Append-mode for LO TOC

The existing code opens blob_NNN.toc in append mode. popen has no append semantics—a child process is spawned once, writes, and exits. Nitin's v4+ response is to change the LO TOC open mode to PG_BINARY_W unconditionally, even in the non-pipe case, so the two code paths converge. This is a subtle behavioral change to the existing directory format and deserves scrutiny: any caller relying on append semantics (e.g., resumable dumps, though pg_dump doesn't really support that) would be affected. Nitin flags it explicitly: "If there is a concern, we can revert to the older version."

Shell injection surface

popen invokes /bin/sh -c, so the %f substitution is the critical point. Directory-format filenames are generated internally (not user data), but the command string itself is user-supplied and executed via the shell—this matches COPY ... PROGRAM semantics, which already sets the precedent for "superuser/operator trusts themselves." v7 adds "shell escaping in the command before setting it as the file path," addressing paths with spaces/quotes in %f expansion.

Flag naming

Hannu anchors the naming in the COPY grammar: COPY ... TO { 'filename' | PROGRAM 'command' | STDOUT }. Candidates floated: --pipe-command, --to-pipe/--from-pipe, --to-program/--from-program, --pipe-command-pattern. Mahendra pushes for the terse --pipe; Hannu concedes. v7 settles on --pipe. The --to-program/--from-program option would have been the most consistent with COPY but was rejected implicitly.

Why no - / stdout convention?

Thomas Munro notes the obvious: the POSIX convention of - meaning stdout cannot work here because the directory format produces multiple files concurrently (especially under -j), so a template with a placeholder is unavoidable.

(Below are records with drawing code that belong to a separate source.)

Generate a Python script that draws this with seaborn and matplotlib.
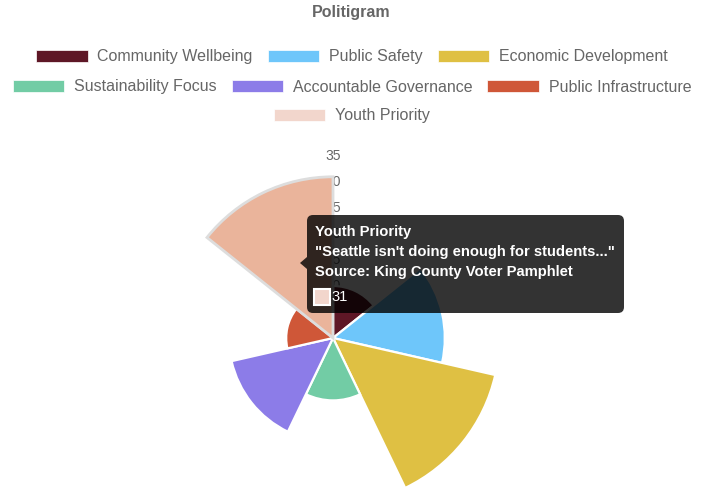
import numpy as np
import matplotlib
matplotlib.use('Agg')
import matplotlib.pyplot as plt
from matplotlib.patches import Patch, FancyBboxPatch, Rectangle, Polygon
import seaborn as sns

# values (Youth Priority = 31 from tooltip)
categories = ['Community Wellbeing', 'Public Safety', 'Economic Development',
              'Sustainability Focus', 'Accountable Governance', 'Public Infrastructure',
              'Youth Priority']
values = [10, 21.5, 32, 12, 20, 9, 31]
legend_colors = ['#5E1726', '#6EC6FA', '#DFC043', '#72CCA5', '#8C7CE8', '#CF5738', '#F2D6CC']
# the hovered slice is drawn darker than its legend swatch
wedge_colors = legend_colors[:-1] + ['#EAB49B']
r_ticks = [5, 10, 15, 20, 25, 30, 35]

sns.set_theme(style='white')
plt.rcParams['font.family'] = ['Liberation Sans', 'DejaVu Sans']
grey = '#666666'

fig = plt.figure(figsize=(7.02, 4.88), dpi=100)
W, H = 702, 488

# polar axes: centre at (333, 338) px, r=35 -> 182 px
cx, cy, R = 333, 338, 182
ax = fig.add_axes([(cx - R) / W, (H - cy - R) / H, 2 * R / W, 2 * R / H], projection='polar')
ax.set_theta_zero_location('N')
ax.set_theta_direction(-1)
ax.set_ylim(0, 35)

n = len(values)
width = 2 * np.pi / n
theta = (np.arange(n) + 0.5) * width
bars = ax.bar(theta, values, width=width, color=wedge_colors,
              edgecolor='white', linewidth=1.6, zorder=2)
bars[-1].set_edgecolor('#DDDDDD')
bars[-1].set_linewidth(2.0)

for r in r_ticks:
    ax.text(0, r, str(r), ha='center', va='center', fontsize=10, color=grey, zorder=1)

ax.grid(False)
ax.set_xticks([])
ax.set_yticks([])
ax.spines['polar'].set_visible(False)
ax.set_facecolor('none')

# title
fig.text(351 / W, 1 - 13 / H, 'Politigram', ha='center', va='center',
         fontsize=11.5, fontweight='bold', color=grey)

# legend, three centred rows like chart.js
handles = [Patch(facecolor=c, edgecolor='white', linewidth=0.5) for c in legend_colors]
rows = [(0, 3, 57), (3, 6, 87), (6, 7, 116)]
for a, b, y in rows:
    fig.legend(handles[a:b], categories[a:b], loc='center',
               bbox_to_anchor=(352 / W, 1 - y / H), ncol=b - a, frameon=False,
               fontsize=11.5, labelcolor=grey, handlelength=3.2, handleheight=0.75,
               handletextpad=0.62, columnspacing=0.95, borderpad=0, borderaxespad=0)

# tooltip overlay in pixel coordinates
ov = fig.add_axes([0, 0, 1, 1], zorder=10)
ov.set_xlim(0, W)
ov.set_ylim(H, 0)
ov.axis('off')
ov.patch.set_alpha(0)

tip_bg = (0, 0, 0, 0.8)
ov.add_patch(FancyBboxPatch((307, 215), 317, 98, boxstyle='round,pad=0,rounding_size=6',
                            facecolor=tip_bg, edgecolor='none'))
ov.add_patch(Polygon([(307, 257), (300, 263), (307, 269)], closed=True,
                     facecolor=tip_bg, edgecolor='none'))
tip_lines = ['Youth Priority', '"Seattle isn\'t doing enough for students..."',
             'Source: King County Voter Pamphlet']
for i, line in enumerate(tip_lines):
    ov.text(315, 232 + 20 * i, line, ha='left', va='center', fontsize=10.6,
            fontweight='bold', color='white')
ov.add_patch(Rectangle((314, 289), 16, 16, facecolor=legend_colors[-1],
                       edgecolor='white', linewidth=1.5))
ov.text(331, 297, str(values[-1]), ha='left', va='center', fontsize=10.6, color='white')

fig.savefig('out.png', dpi=100)
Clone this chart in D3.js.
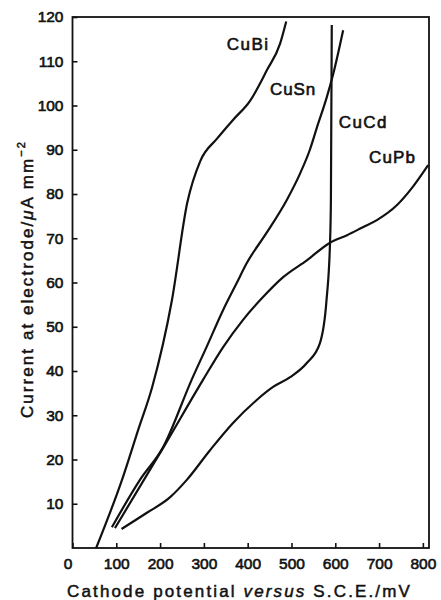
<!DOCTYPE html>
<html>
<head>
<meta charset="utf-8">
<script src="https://cdn.jsdelivr.net/npm/d3@7"></script>
<style>
  body { margin: 0; background: #fff; }
  text { font-family: "Liberation Sans", Arial, sans-serif; fill: #111; }
</style>
</head>
<body>
<div id="chart"></div>
<script>
// Curves: [potential mV, current uA/mm2]
const cuBi = [[54,0],[113,15.4],[150,26.7],[182,36.4],[227,56],[262,78],[292,87.5],[330,92.5],[367,96.8],[405,101],[444,108],[474,114],[488,119]]
const cuSn = [[90,4.7],[154,15.4],[207,22.8],[272,38],[306,45.4],[344,53.8],[375,59.9],[398,64.4],[443,71.2],[489,78.6],[519,84.5],[542,90],[558,95],[581,102],[595,107],[618,117]]
const cuCd = [[112,4.3],[169,7.9],[223,11.5],[261,15.4],[314,22.1],[366,28.2],[420,33.4],[458,36.4],[497,38.6],[535,41.8],[565,46.3],[580,56],[588,69],[590,78.6],[592,118.2]]
const cuPb = [[97,4.5],[211,23.3],[298,38],[344,45.4],[389,51.5],[435,56.7],[481,61.2],[535,65],[588,69],[627,70.7],[663,72.5],[695,74.1],[741,77.5],[777,81.6],[812,86.5]]

const seriesNames = ["CuBi", "CuSn", "CuCd", "CuPb"]
const seriesData = [cuBi, cuSn, cuCd, cuPb]
// where each curve label sits, in data units
const labelAt = [[352,112.5],[451,102.4],[608,94.9],[677,87]]
const labelWidth = [43, 46, 49, 47]

const xTicks = [0, 100, 200, 300, 400, 500, 600, 700, 800]
const yTicks = [10, 20, 30, 40, 50, 60, 70, 80, 90, 100, 110, 120]

// Set up chart dimensions
const W = 441, H = 600
const margin = {top: 17, right: 12, bottom: 52, left: 72.5}
const width = W - margin.left - margin.right
const height = H - margin.top - margin.bottom

const root = d3.select("#chart").append("svg")
    .attr("width", W)
    .attr("height", H)
const svg = root.append("g")
    .attr("transform", "translate(" + margin.left + "," + margin.top + ")")

const x = d3.scaleLinear().domain([0, 814]).range([0, width])
const y = d3.scaleLinear().domain([0, 120]).range([height, 0])

// axes, ticks pointing into the plot
const xAxis = d3.axisBottom(x).tickValues(xTicks).tickSize(-5).tickPadding(10)
const yAxis = d3.axisLeft(y).tickValues(yTicks).tickSize(-5).tickPadding(9)

const gx = svg.append("g")
    .attr("transform", "translate(0," + height + ")")
    .call(xAxis)
const gy = svg.append("g").call(yAxis)

svg.selectAll(".domain").remove()
svg.selectAll(".tick line").attr("stroke", "#111").attr("stroke-width", 1.6)
svg.selectAll(".tick text")
    .attr("font-size", 15.5)
    .attr("font-family", "Liberation Sans, Arial, sans-serif")
    .attr("fill", "#111")
    .attr("stroke", "#111")
    .attr("stroke-width", 0.6)
// the 0 sits a little left of the corner
gx.select(".tick:first-of-type text").attr("dx", -5)

// frame
svg.append("rect")
    .attr("width", width)
    .attr("height", height)
    .attr("fill", "none")
    .attr("stroke", "#111")
    .attr("stroke-width", 1.8)

const line = d3.line()
    .x(d => x(d[0]))
    .y(d => y(d[1]))
    .curve(d3.curveMonotoneX)

svg.selectAll(".curve")
    .data(seriesData)
    .join("path")
    .attr("class", "curve")
    .attr("d", line)
    .attr("fill", "none")
    .attr("stroke", "#111")
    .attr("stroke-width", 2.2)

// stretch text so it spans a given width
function fit(t, target) {
    const n = t.text().length
    const len = t.node().getComputedTextLength()
    t.attr("letter-spacing", (target - len) / n)
}

seriesNames.forEach((name, i) => {
    const t = svg.append("text")
        .attr("x", x(labelAt[i][0]))
        .attr("y", y(labelAt[i][1]))
        .attr("font-size", 17)
        .attr("stroke", "#111")
        .attr("stroke-width", 0.6)
        .text(name)
    fit(t, labelWidth[i])
})

// axis titles
const xt = root.append("text")
    .attr("x", 67)
    .attr("y", 597)
    .attr("font-size", 17)
    .attr("stroke", "#111")
    .attr("stroke-width", 0.5)
xt.append("tspan").text("Cathode potential ")
xt.append("tspan").attr("font-style", "italic").text("versus")
xt.append("tspan").text(" S.C.E./mV")
fit(xt, 345)

const yt = root.append("text")
    .attr("transform", "translate(33,418) rotate(-90)")
    .attr("font-size", 17)
    .attr("stroke", "#111")
    .attr("stroke-width", 0.5)
yt.append("tspan").text("Current at electrode/")
yt.append("tspan").attr("font-style", "italic").text("\u03bc")
yt.append("tspan").text("A mm")
yt.append("tspan").attr("font-size", 11).attr("dy", -8).text("\u22122")
fit(yt, 278)
</script>
</body>
</html>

The defunct-shell test failure

A significant chunk of the thread (April–June 2025, then periodic revisits through early 2026) is consumed by a TAP test problem: commands like --pipe-command="cat > $tempdir/%f" work manually but leave a <defunct> sh child inside 002_pg_dump.pl, with cat reporting "No such file or directory" on a path that demonstrably exists. The symptom pattern—works in shell, fails under Perl's IPC::Run—strongly suggests quoting/argv-vs-shell-string confusion in how the test harness passes the argument, possibly compounded by the embedded > being interpreted by an outer shell layer rather than the inner popen shell. Nitin's eventual v7 fix avoids the problem by using perlbin (making the test portable to Windows at the same time) instead of relying on cat + shell redirection, which sidesteps rather than diagnoses the quoting issue.

pg_dumpall interaction

With v19's directory-mode support in pg_dumpall, Mahendra asks for --pipe there too. Nitin defers this to a follow-up patch and explicitly skips it for global restore, keeping the initial scope tractable.

Architectural Significance

The patch is small but opens a meaningful extension point: the directory archiver becomes a pluggable transport. Once popen is an accepted sink/source, logical consequences include:

The design is deliberately minimal: no new transport abstraction, no URI scheme, no plugin API. Just popen with a filename template. This is philosophically in line with PostgreSQL's existing COPY ... PROGRAM and archive_command—leveraging the shell as the extension mechanism.

Review Status

By v7 (May 2026) the patch has had one substantive external reviewer (Mahendra) and light committer-level attention (Thomas Munro weighed in only on the - question; Dilip Kumar asked for a rebase and TODO cleanup but hasn't posted a code-level review). The patch has rebased repeatedly against HEAD churn. Remaining open items per the latest message: squashing the first three commits, potential revert of the LO TOC open-mode change, and pg_dumpall integration as a follow-up.